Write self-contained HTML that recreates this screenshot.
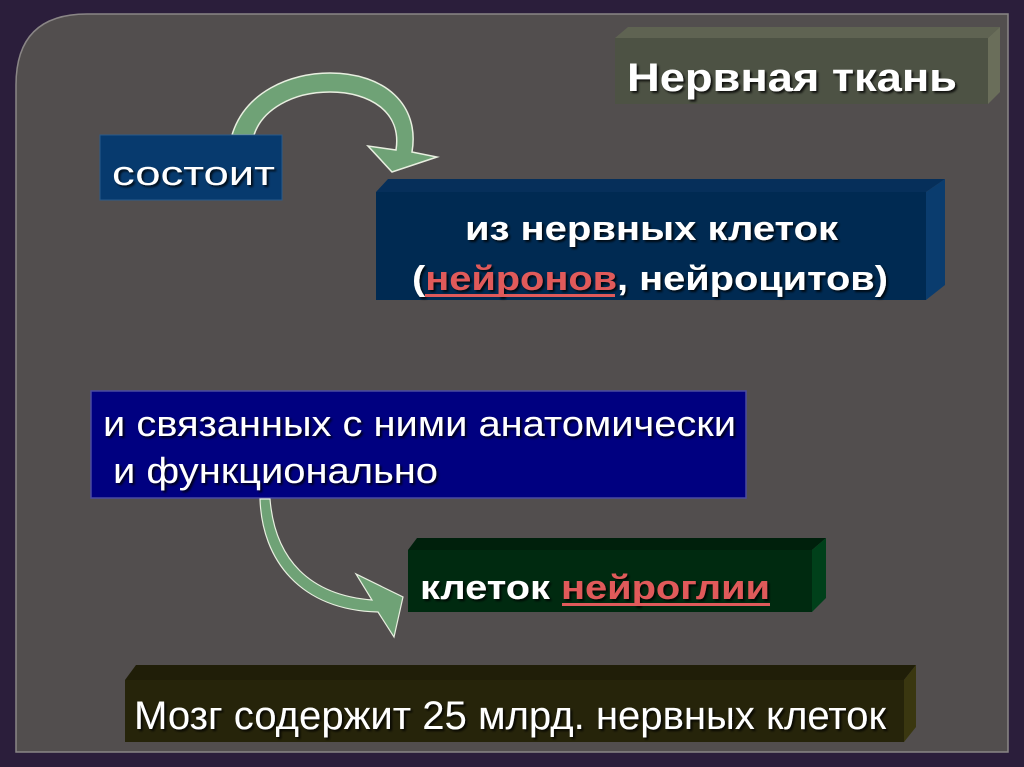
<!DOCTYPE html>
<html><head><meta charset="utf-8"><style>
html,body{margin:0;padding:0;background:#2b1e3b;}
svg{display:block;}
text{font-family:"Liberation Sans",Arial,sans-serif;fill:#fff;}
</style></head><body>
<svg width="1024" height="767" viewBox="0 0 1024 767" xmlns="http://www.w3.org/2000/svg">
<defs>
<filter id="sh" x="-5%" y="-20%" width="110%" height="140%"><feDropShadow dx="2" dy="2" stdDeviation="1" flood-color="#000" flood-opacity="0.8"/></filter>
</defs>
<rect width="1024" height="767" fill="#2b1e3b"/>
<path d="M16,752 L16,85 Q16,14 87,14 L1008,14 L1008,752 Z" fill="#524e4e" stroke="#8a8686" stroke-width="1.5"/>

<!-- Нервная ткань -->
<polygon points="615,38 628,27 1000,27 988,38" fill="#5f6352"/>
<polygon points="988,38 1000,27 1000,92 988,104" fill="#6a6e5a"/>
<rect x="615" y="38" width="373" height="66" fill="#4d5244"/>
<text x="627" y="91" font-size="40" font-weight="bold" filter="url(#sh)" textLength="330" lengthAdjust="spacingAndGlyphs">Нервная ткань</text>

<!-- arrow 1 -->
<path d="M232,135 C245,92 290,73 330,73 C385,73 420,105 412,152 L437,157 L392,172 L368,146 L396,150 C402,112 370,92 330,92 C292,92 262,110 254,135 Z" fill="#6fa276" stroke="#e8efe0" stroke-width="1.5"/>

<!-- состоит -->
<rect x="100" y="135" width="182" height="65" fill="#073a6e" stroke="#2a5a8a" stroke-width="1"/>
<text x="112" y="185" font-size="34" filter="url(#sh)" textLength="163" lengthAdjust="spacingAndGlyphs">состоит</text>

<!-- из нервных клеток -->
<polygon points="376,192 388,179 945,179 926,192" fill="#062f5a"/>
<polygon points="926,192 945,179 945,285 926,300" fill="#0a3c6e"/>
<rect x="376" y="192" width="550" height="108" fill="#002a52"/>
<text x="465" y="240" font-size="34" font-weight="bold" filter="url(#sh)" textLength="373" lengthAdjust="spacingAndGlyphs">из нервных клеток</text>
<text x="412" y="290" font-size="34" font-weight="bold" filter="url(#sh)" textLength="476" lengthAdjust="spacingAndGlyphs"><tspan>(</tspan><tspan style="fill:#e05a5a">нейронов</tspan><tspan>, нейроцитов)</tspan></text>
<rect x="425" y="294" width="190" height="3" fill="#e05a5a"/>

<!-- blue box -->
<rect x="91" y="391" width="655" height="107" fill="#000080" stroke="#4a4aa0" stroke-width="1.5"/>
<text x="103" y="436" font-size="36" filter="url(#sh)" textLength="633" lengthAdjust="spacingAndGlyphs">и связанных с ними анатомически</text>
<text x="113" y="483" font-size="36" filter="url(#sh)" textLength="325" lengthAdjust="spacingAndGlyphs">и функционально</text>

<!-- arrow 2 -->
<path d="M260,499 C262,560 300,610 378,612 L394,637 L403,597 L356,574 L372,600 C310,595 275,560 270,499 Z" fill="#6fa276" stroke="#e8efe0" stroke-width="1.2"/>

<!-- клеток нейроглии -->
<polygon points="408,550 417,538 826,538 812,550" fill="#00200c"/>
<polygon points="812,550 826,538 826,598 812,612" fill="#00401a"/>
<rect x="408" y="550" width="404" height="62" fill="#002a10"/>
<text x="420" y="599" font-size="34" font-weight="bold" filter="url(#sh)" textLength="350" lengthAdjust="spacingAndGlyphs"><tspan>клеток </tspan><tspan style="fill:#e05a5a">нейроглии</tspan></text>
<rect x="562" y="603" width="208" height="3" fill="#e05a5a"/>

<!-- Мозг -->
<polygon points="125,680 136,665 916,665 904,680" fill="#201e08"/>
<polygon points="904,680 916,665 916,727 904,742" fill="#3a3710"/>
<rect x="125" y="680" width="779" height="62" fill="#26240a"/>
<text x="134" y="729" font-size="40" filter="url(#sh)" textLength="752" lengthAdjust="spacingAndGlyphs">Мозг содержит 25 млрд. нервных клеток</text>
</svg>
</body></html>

*****

_Aim_
Write out the whole listing exactly, and drop the pictures.

_Reply_
Write self-contained HTML that recreates this screenshot.
<!DOCTYPE html>
<html><head><meta charset="utf-8"><style>
html,body{margin:0;padding:0;background:#2b1e3b;}
svg{display:block;}
text{font-family:"Liberation Sans",Arial,sans-serif;fill:#fff;}
</style></head><body>
<svg width="1024" height="767" viewBox="0 0 1024 767" xmlns="http://www.w3.org/2000/svg">
<defs>
<filter id="sh" x="-5%" y="-20%" width="110%" height="140%"><feDropShadow dx="2" dy="2" stdDeviation="1" flood-color="#000" flood-opacity="0.8"/></filter>
</defs>
<rect width="1024" height="767" fill="#2b1e3b"/>
<path d="M16,752 L16,85 Q16,14 87,14 L1008,14 L1008,752 Z" fill="#524e4e" stroke="#8a8686" stroke-width="1.5"/>

<!-- Нервная ткань -->
<polygon points="615,38 628,27 1000,27 988,38" fill="#5f6352"/>
<polygon points="988,38 1000,27 1000,92 988,104" fill="#6a6e5a"/>
<rect x="615" y="38" width="373" height="66" fill="#4d5244"/>
<text x="627" y="91" font-size="40" font-weight="bold" filter="url(#sh)" textLength="330" lengthAdjust="spacingAndGlyphs">Нервная ткань</text>

<!-- arrow 1 -->
<path d="M232,135 C245,92 290,73 330,73 C385,73 420,105 412,152 L437,157 L392,172 L368,146 L396,150 C402,112 370,92 330,92 C292,92 262,110 254,135 Z" fill="#6fa276" stroke="#e8efe0" stroke-width="1.5"/>

<!-- состоит -->
<rect x="100" y="135" width="182" height="65" fill="#073a6e" stroke="#2a5a8a" stroke-width="1"/>
<text x="112" y="185" font-size="34" filter="url(#sh)" textLength="163" lengthAdjust="spacingAndGlyphs">состоит</text>

<!-- из нервных клеток -->
<polygon points="376,192 388,179 945,179 926,192" fill="#062f5a"/>
<polygon points="926,192 945,179 945,285 926,300" fill="#0a3c6e"/>
<rect x="376" y="192" width="550" height="108" fill="#002a52"/>
<text x="465" y="240" font-size="34" font-weight="bold" filter="url(#sh)" textLength="373" lengthAdjust="spacingAndGlyphs">из нервных клеток</text>
<text x="412" y="290" font-size="34" font-weight="bold" filter="url(#sh)" textLength="476" lengthAdjust="spacingAndGlyphs"><tspan>(</tspan><tspan style="fill:#e05a5a">нейронов</tspan><tspan>, нейроцитов)</tspan></text>
<rect x="425" y="294" width="190" height="3" fill="#e05a5a"/>

<!-- blue box -->
<rect x="91" y="391" width="655" height="107" fill="#000080" stroke="#4a4aa0" stroke-width="1.5"/>
<text x="103" y="436" font-size="36" filter="url(#sh)" textLength="633" lengthAdjust="spacingAndGlyphs">и связанных с ними анатомически</text>
<text x="113" y="483" font-size="36" filter="url(#sh)" textLength="325" lengthAdjust="spacingAndGlyphs">и функционально</text>

<!-- arrow 2 -->
<path d="M260,499 C262,560 300,610 378,612 L394,637 L403,597 L356,574 L372,600 C310,595 275,560 270,499 Z" fill="#6fa276" stroke="#e8efe0" stroke-width="1.2"/>

<!-- клеток нейроглии -->
<polygon points="408,550 417,538 826,538 812,550" fill="#00200c"/>
<polygon points="812,550 826,538 826,598 812,612" fill="#00401a"/>
<rect x="408" y="550" width="404" height="62" fill="#002a10"/>
<text x="420" y="599" font-size="34" font-weight="bold" filter="url(#sh)" textLength="350" lengthAdjust="spacingAndGlyphs"><tspan>клеток </tspan><tspan style="fill:#e05a5a">нейроглии</tspan></text>
<rect x="562" y="603" width="208" height="3" fill="#e05a5a"/>

<!-- Мозг -->
<polygon points="125,680 136,665 916,665 904,680" fill="#201e08"/>
<polygon points="904,680 916,665 916,727 904,742" fill="#3a3710"/>
<rect x="125" y="680" width="779" height="62" fill="#26240a"/>
<text x="134" y="729" font-size="40" filter="url(#sh)" textLength="752" lengthAdjust="spacingAndGlyphs">Мозг содержит 25 млрд. нервных клеток</text>
</svg>
</body></html>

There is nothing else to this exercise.